Well, it turns out that 2.6.24.3 doesn't work either. Sometimes
HDIO_DRIVE_TASKFILE doesn't just hang a process without a dump, sometimes it
hangs other stuff too. This time I could still switch VT's (after booting
Slax to text mode) but couldn't type the name "root" to log in.
So, why sometimes but not other times? Here's some evidence.
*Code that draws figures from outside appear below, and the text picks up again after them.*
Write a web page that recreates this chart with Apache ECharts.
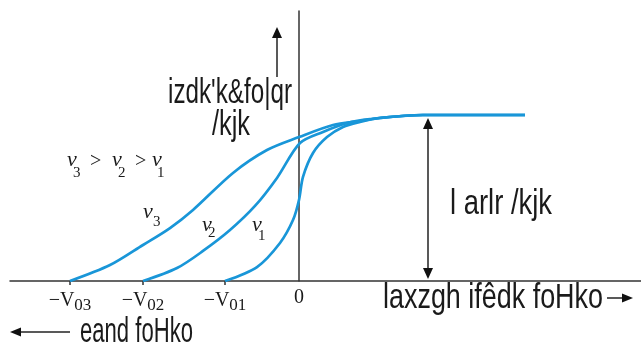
<!DOCTYPE html>
<html>
<head>
<meta charset="utf-8">
<script src="https://cdn.jsdelivr.net/npm/echarts@6/dist/echarts.min.js"></script>
<style>
  html, body { margin: 0; padding: 0; background: #fff; }
  #chart { width: 641px; height: 347px; }
</style>
</head>
<body>
<div id="chart"></div>
<script>
// stopping potentials (-V03, -V02, -V01)
const stopVolts = [-2.29, -1.56, -0.74];
const stopSubs = ['03', '02', '01'];

// photocurrent vs potential, saturation current = 1
const nu1 = [[-0.74, 0], [-0.42, 0.084], [-0.19, 0.229], [-0.06, 0.367], [0, 0.488], [0.04, 0.627],
  [0.14, 0.771], [0.28, 0.867], [0.44, 0.928], [0.61, 0.958], [0.81, 0.982], [1.24, 1.0], [2.26, 1.0]];
const nu2 = [[-1.56, 0], [-1.22, 0.078], [-0.96, 0.181], [-0.69, 0.307], [-0.44, 0.452], [-0.22, 0.621],
  [0.01, 0.831], [0.24, 0.898], [0.48, 0.952], [0.71, 0.976], [1.24, 1.0], [2.26, 1.0]];
const nu3 = [[-2.29, 0], [-1.89, 0.096], [-1.56, 0.217], [-1.29, 0.319], [-1.06, 0.428], [-0.66, 0.651],
  [-0.32, 0.789], [0, 0.867], [0.34, 0.94], [0.61, 0.964], [0.81, 0.982], [1.24, 1.0], [2.26, 1.0]];

const satCurrent = 1.0;
const satArrowV = 1.29;

const blue = '#1996d8';
const ink = '#1a1a1a';
const hindiFont = '35px "Liberation Sans"';

let chart = echarts.init(document.getElementById('chart'));

function curve(name, data) {
  return {
    name: name,
    type: 'line',
    data: data,
    symbol: 'none',
    smooth: 0.3,
    lineStyle: { color: blue, width: 2.7 },
    z: 3
  };
}

let option = {
  backgroundColor: '#fff',
  animation: false,
  grid: { left: 10, right: 0, top: 11, bottom: 66 },
  xAxis: {
    type: 'value',
    min: -2.89,
    max: 3.42,
    axisLine: { lineStyle: { color: '#333', width: 1.5 } },
    axisTick: { show: true, customValues: stopVolts, length: 4, lineStyle: { color: '#333', width: 1.5 } },
    axisLabel: {
      customValues: stopVolts.concat([0]),
      margin: 7,
      formatter: function (v) {
        if (v === 0) return '{m|0}';
        let i = stopVolts.indexOf(v);
        return '{m|\u2212V}{s|' + stopSubs[i] + '}';
      },
      rich: {
        m: { fontFamily: 'Liberation Serif', fontSize: 20, color: ink },
        s: { fontFamily: 'Liberation Serif', fontSize: 17, color: ink, padding: [9, 0, 0, 0] }
      }
    },
    splitLine: { show: false }
  },
  yAxis: {
    type: 'value',
    min: 0,
    max: 1.6265,
    axisLine: { show: true, onZero: true, lineStyle: { color: '#333', width: 1.5 } },
    axisTick: { show: false },
    axisLabel: { show: false },
    splitLine: { show: false }
  },
  series: [curve('v1', nu1), curve('v2', nu2), curve('v3', nu3)]
};

chart.setOption(option);

// measure text so the condensed labels span the same width as in the picture
let measureCtx = document.createElement('canvas').getContext('2d');
function hindi(text, left, midY, width) {
  measureCtx.font = hindiFont;
  let w = measureCtx.measureText(text).width;
  return {
    type: 'text', x: left, y: midY, scaleX: width / w,
    style: { text: text, font: hindiFont, fill: ink, align: 'left', verticalAlign: 'middle',
      textAlign: 'left', textVerticalAlign: 'middle' }
  };
}
function plain(text, left, midY, font) {
  return {
    type: 'text', x: left, y: midY,
    style: { text: text, font: font, fill: ink, align: 'left', verticalAlign: 'middle',
      textAlign: 'left', textVerticalAlign: 'middle' }
  };
}
function nu(left, midY, sub, subLeft, subMid) {
  return [
    plain('\u03bd', left, midY, 'italic 22px "Liberation Serif"'),
    plain(sub, subLeft, subMid, '15px "Liberation Serif"')
  ];
}
function seg(x1, y1, x2, y2) {
  return { type: 'line', shape: { x1: x1, y1: y1, x2: x2, y2: y2 }, style: { stroke: '#222', lineWidth: 1.5 } };
}
function head(tipX, tipY, dir, len, half) {
  let pts;
  if (dir === 'up') pts = [[tipX, tipY], [tipX - half, tipY + len], [tipX + half, tipY + len]];
  if (dir === 'down') pts = [[tipX, tipY], [tipX - half, tipY - len], [tipX + half, tipY - len]];
  if (dir === 'left') pts = [[tipX, tipY], [tipX + len, tipY - half], [tipX + len, tipY + half]];
  if (dir === 'right') pts = [[tipX, tipY], [tipX - len, tipY - half], [tipX - len, tipY + half]];
  return { type: 'polygon', shape: { points: pts }, style: { fill: '#111' } };
}

let satTop = chart.convertToPixel({ gridIndex: 0 }, [satArrowV, satCurrent]);
let satBot = chart.convertToPixel({ gridIndex: 0 }, [satArrowV, 0]);
let ax = Math.round(satTop[0]);
let yTop = satTop[1] + 3;
let yBot = satBot[1] - 2;

let elements = [
  // current axis arrow
  seg(277, 38, 277, 77), head(277, 27, 'up', 11, 5),
  hindi("izdk'k&fo|qr", 168, 93, 124),
  hindi('/kjk', 212, 125, 38),
  // saturation current
  seg(ax, yTop + 10, ax, yBot - 10), head(ax, yTop, 'up', 11, 5), head(ax, yBot, 'down', 11, 5),
  hindi('l arlr /kjk', 450, 204, 102),
  // collector plate potential
  hindi('laxzgh ifêdk foHko', 383, 298, 220),
  seg(607, 298, 624, 298), head(633, 298, 'right', 11, 4.5),
  // retarding potential
  seg(20, 332, 70, 332), head(10, 332, 'left', 11, 4.5),
  hindi('eand foHko', 80, 332, 113),
  // order of frequencies
  plain('>', 90, 162, '20px "Liberation Serif"'),
  plain('>', 135, 162, '20px "Liberation Serif"')
];
elements = elements
  .concat(nu(67, 160, '3', 73, 173))
  .concat(nu(112, 160, '2', 118, 173))
  .concat(nu(152, 160, '1', 157, 173))
  .concat(nu(143, 212, '3', 153, 222))
  .concat(nu(202, 225, '2', 208, 233))
  .concat(nu(252, 225, '1', 258, 236));

chart.setOption({ graphic: { elements: elements } });
</script>
</body>
</html>
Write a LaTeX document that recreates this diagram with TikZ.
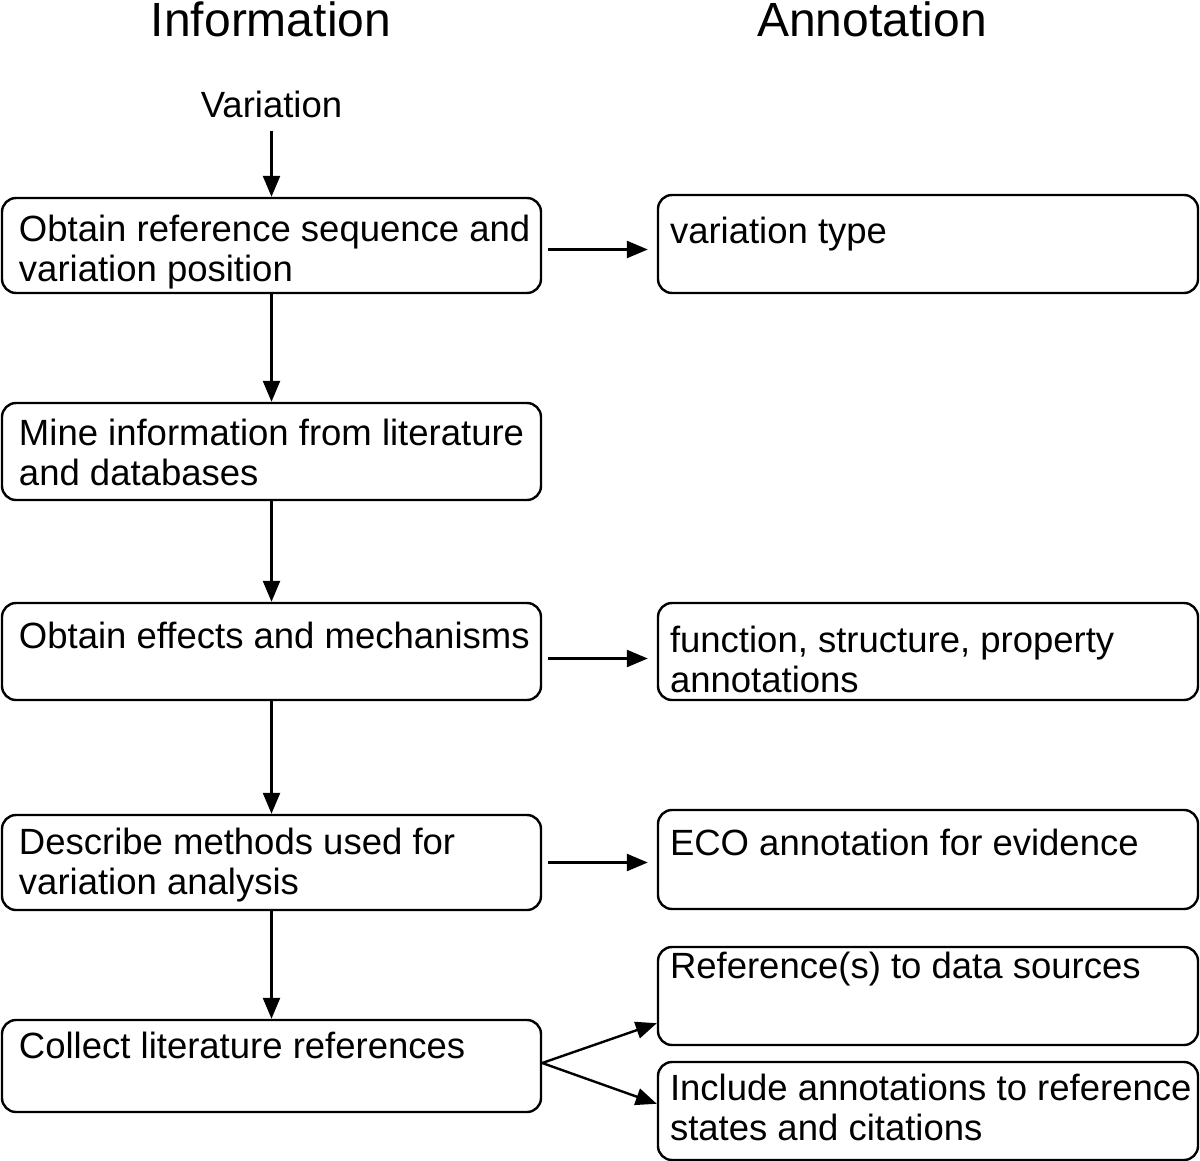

(1) A 40GB PATA hard drive supports LBA48, and is connected through a
moderately old Intel controller which presents a PATA interface that
supports LBA48, but I used an LBA28 WRITE_DMA to write 126 sectors starting
at sector 0, and it worked perfectly.
(2) A 250GB SATA hard drive supports LBA48, and is connected through a
moderately new Intel controller which presents a PATA interface that
supports LBA48, but I used an LBA28 WRITE_DMA to write 126 sectors starting
at sector 0, and it hanged.
(3) A 250GB SATA hard drive supports LBA48, and is connected through an
Nvidia controller which presents a SATA interface ... oops, that means I
used SG_IO instead of HDIO_DRIVE_TASKFILE, so there's no surprise that it
worked.
So does this mean that some part of HDIO_DRIVE_TASKFILE doesn't want to
believe the flags I set to use or not use the HOB registers? If the total
number of sectors on the drive is larger than 0x0fffffff then the driver
wants me to use HOB registers even when lower sector numbers don't need
them? Notice that it doesn't seem to matter if the drive supports LBA48 or
not. It seems to matter if some other sectors, which aren't involved in
this I/O, would need LBA48 when someone else accesses them.
I plan to experiment tomorrow, using LBA48 even when it shouldn't be
necessary, to see if it avoids that hang.